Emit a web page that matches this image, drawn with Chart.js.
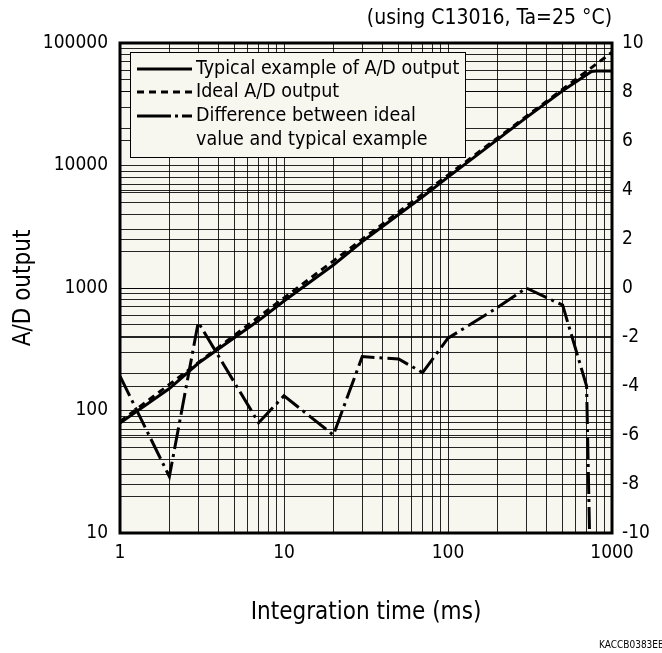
<!DOCTYPE html>
<html>
<head>
<meta charset="utf-8">
<script src="https://cdn.jsdelivr.net/npm/chart.js@4/dist/chart.umd.min.js"></script>
<style>
  html, body { margin: 0; padding: 0; background: #ffffff; }
  canvas { display: block; }
</style>
</head>
<body>
<canvas id="c" width="662" height="653"></canvas>
<script>
// ---- data ----
const typicalTimes = [1, 2, 3, 5, 7, 10, 20, 30, 50, 70, 100, 200, 300, 500, 700, 750, 800, 1000];
const typicalOutput = [79, 151, 243, 394, 542, 784, 1542, 2391, 3981, 5542, 8036, 16270, 24600, 40700, 55100, 58500, 59000, 59000];

const idealTimes = [1, 10, 100, 1000];
const idealOutput = [81, 830, 8350, 84000];

const diffTimes = [1, 2, 3, 7, 10, 20, 30, 50, 70, 100, 200, 300, 500, 700, 750];
const diffPercent = [-3.6, -7.7, -1.4, -5.5, -4.4, -6.0, -2.8, -2.9, -3.45, -2.05, -0.8, 0, -0.7, -4.0, -14];

const xTickLabels = [1, 10, 100, 1000];
const yTickLabels = [10, 100, 1000, 10000, 100000];
const legendLabels = ['Typical example of A/D output', 'Ideal A/D output', ['Difference between ideal', 'value and typical example']];
const noteText = '(using C13016, Ta=25 °C)';
const xTitle = 'Integration time (ms)';
const yTitle = 'A/D output';
const codeText = 'KACCB0383EB';

// ---- styling ----
const FONT = '"DejaVu Sans Condensed", "DejaVu Sans", sans-serif';
const FS = 19;
const PLOT_BG = '#f7f6ef';
const GRID = 'rgba(0,0,0,0.85)';

function decadeGrid(lo, hi) {
  const out = [];
  for (let d = lo; d < hi; d *= 10) {
    for (let m = 1; m < 10; m++) out.push(d * m);
  }
  out.push(hi);
  return out;
}

function pts(xs, ys) { return xs.map((x, i) => ({ x: x, y: ys[i] })); }

const extras = {
  id: 'extras',
  beforeDraw(chart) {
    const { ctx, chartArea: a } = chart;
    ctx.save();
    ctx.fillStyle = PLOT_BG;
    ctx.fillRect(a.left, a.top, a.right - a.left, a.bottom - a.top);
    ctx.restore();
  },
  afterDatasetsDraw(chart) {
    const { ctx, chartArea: a } = chart;
    ctx.save();
    // frame
    ctx.strokeStyle = '#000';
    ctx.lineWidth = 3;
    ctx.strokeRect(a.left, a.top, a.right - a.left, a.bottom - a.top);

    // legend box
    const bx = 130.5, by = 52.5, bw = 335, bh = 105;
    ctx.fillStyle = PLOT_BG;
    ctx.fillRect(bx, by, bw, bh);
    ctx.lineWidth = 1;
    ctx.strokeRect(bx, by, bw, bh);

    const ds = chart.data.datasets;
    const rows = [69, 92, 116];
    const x0 = 137, x1 = 192, tx = 196;
    ctx.font = '19.5px ' + FONT;
    ctx.textBaseline = 'middle';
    ctx.textAlign = 'left';
    for (let i = 0; i < 3; i++) {
      const y = rows[i];
      ctx.strokeStyle = ds[i].borderColor;
      ctx.lineWidth = 3;
      ctx.setLineDash(i === 0 ? [] : (i === 1 ? [7, 5] : [34, 4, 3, 4]));
      ctx.beginPath();
      ctx.moveTo(x0, y);
      ctx.lineTo(x1, y);
      ctx.stroke();
      ctx.setLineDash([]);
      ctx.fillStyle = '#000';
      const lab = legendLabels[i];
      if (Array.isArray(lab)) {
        lab.forEach((t, k) => ctx.fillText(t, tx, y + k * 24));
      } else {
        ctx.fillText(lab, tx, y);
      }
    }

    // note at top right
    ctx.font = '21px ' + FONT;
    ctx.textAlign = 'right';
    ctx.fillText(noteText, 612, 19);

    // x title
    ctx.font = '24px ' + FONT;
    ctx.textAlign = 'center';
    ctx.fillText(xTitle, (a.left + a.right) / 2, 613);

    // y title
    ctx.save();
    ctx.translate(24, (a.top + a.bottom) / 2);
    ctx.rotate(-Math.PI / 2);
    ctx.fillText(yTitle, 0, 0);
    ctx.restore();

    // code
    ctx.textAlign = 'left';
    ctx.font = '10px ' + FONT;
    ctx.fillText(codeText, 599, 645);
    ctx.restore();
  }
};

new Chart(document.getElementById('c'), {
  type: 'line',
  data: {
    datasets: [
      {
        label: legendLabels[0],
        data: pts(typicalTimes, typicalOutput),
        yAxisID: 'y',
        borderColor: '#000',
        borderWidth: 3,
        pointRadius: 0,
        tension: 0,
        fill: false
      },
      {
        label: legendLabels[1],
        data: pts(idealTimes, idealOutput),
        yAxisID: 'y',
        borderColor: '#000',
        borderWidth: 3,
        borderDash: [7, 5],
        pointRadius: 0,
        tension: 0,
        fill: false
      },
      {
        label: legendLabels[2].join(' '),
        data: pts(diffTimes, diffPercent),
        yAxisID: 'y1',
        borderColor: '#000',
        borderWidth: 3,
        borderDash: [22, 5, 3, 5],
        pointRadius: 0,
        tension: 0,
        fill: false
      }
    ]
  },
  options: {
    responsive: false,
    animation: false,
    layout: { padding: { top: 43, left: 0, right: 0, bottom: 0 } },
    plugins: { legend: { display: false }, tooltip: { enabled: false } },
    scales: {
      x: {
        type: 'logarithmic',
        min: 1,
        max: 1000,
        afterBuildTicks: (s) => { s.ticks = decadeGrid(1, 1000).map(v => ({ value: v })); },
        afterFit: (s) => { s.height = 120; },
        grid: { color: GRID, lineWidth: 1, drawTicks: false },
        border: { display: false },
        ticks: {
          autoSkip: false,
          maxRotation: 0,
          padding: 9,
          color: '#000',
          font: { family: FONT, size: FS },
          callback: (v) => xTickLabels.includes(v) ? String(v) : ''
        }
      },
      y: {
        type: 'logarithmic',
        position: 'left',
        min: 10,
        max: 100000,
        afterBuildTicks: (s) => { s.ticks = decadeGrid(10, 100000).map(v => ({ value: v })); },
        afterFit: (s) => { s.width = 120; },
        grid: { color: GRID, lineWidth: 1, drawTicks: false },
        border: { display: false },
        ticks: {
          autoSkip: false,
          padding: 12,
          color: '#000',
          font: { family: FONT, size: FS },
          callback: (v) => yTickLabels.includes(v) ? String(v) : ''
        }
      },
      y1: {
        type: 'linear',
        position: 'right',
        min: -10,
        max: 10,
        afterFit: (s) => { s.width = 50; },
        grid: { color: GRID, lineWidth: 1, drawTicks: false, drawOnChartArea: true },
        border: { display: false },
        ticks: {
          stepSize: 2,
          padding: 10,
          color: '#000',
          font: { family: FONT, size: FS }
        }
      }
    }
  },
  plugins: [extras]
});
</script>
</body>
</html>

════════════════════

:: Task requirements ::
The lines from the top of the data above through the one holding "ctx.strokeRect(a.left, a.top, a.right" are to be repeated exactly, and only those, with no pictures.

:: Result of this task ::
Emit a web page that matches this image, drawn with Chart.js.
<!DOCTYPE html>
<html>
<head>
<meta charset="utf-8">
<script src="https://cdn.jsdelivr.net/npm/chart.js@4/dist/chart.umd.min.js"></script>
<style>
  html, body { margin: 0; padding: 0; background: #ffffff; }
  canvas { display: block; }
</style>
</head>
<body>
<canvas id="c" width="662" height="653"></canvas>
<script>
// ---- data ----
const typicalTimes = [1, 2, 3, 5, 7, 10, 20, 30, 50, 70, 100, 200, 300, 500, 700, 750, 800, 1000];
const typicalOutput = [79, 151, 243, 394, 542, 784, 1542, 2391, 3981, 5542, 8036, 16270, 24600, 40700, 55100, 58500, 59000, 59000];

const idealTimes = [1, 10, 100, 1000];
const idealOutput = [81, 830, 8350, 84000];

const diffTimes = [1, 2, 3, 7, 10, 20, 30, 50, 70, 100, 200, 300, 500, 700, 750];
const diffPercent = [-3.6, -7.7, -1.4, -5.5, -4.4, -6.0, -2.8, -2.9, -3.45, -2.05, -0.8, 0, -0.7, -4.0, -14];

const xTickLabels = [1, 10, 100, 1000];
const yTickLabels = [10, 100, 1000, 10000, 100000];
const legendLabels = ['Typical example of A/D output', 'Ideal A/D output', ['Difference between ideal', 'value and typical example']];
const noteText = '(using C13016, Ta=25 °C)';
const xTitle = 'Integration time (ms)';
const yTitle = 'A/D output';
const codeText = 'KACCB0383EB';

// ---- styling ----
const FONT = '"DejaVu Sans Condensed", "DejaVu Sans", sans-serif';
const FS = 19;
const PLOT_BG = '#f7f6ef';
const GRID = 'rgba(0,0,0,0.85)';

function decadeGrid(lo, hi) {
  const out = [];
  for (let d = lo; d < hi; d *= 10) {
    for (let m = 1; m < 10; m++) out.push(d * m);
  }
  out.push(hi);
  return out;
}

function pts(xs, ys) { return xs.map((x, i) => ({ x: x, y: ys[i] })); }

const extras = {
  id: 'extras',
  beforeDraw(chart) {
    const { ctx, chartArea: a } = chart;
    ctx.save();
    ctx.fillStyle = PLOT_BG;
    ctx.fillRect(a.left, a.top, a.right - a.left, a.bottom - a.top);
    ctx.restore();
  },
  afterDatasetsDraw(chart) {
    const { ctx, chartArea: a } = chart;
    ctx.save();
    // frame
    ctx.strokeStyle = '#000';
    ctx.lineWidth = 3;
    ctx.strokeRect(a.left, a.top, a.right - a.left, a.bottom - a.top);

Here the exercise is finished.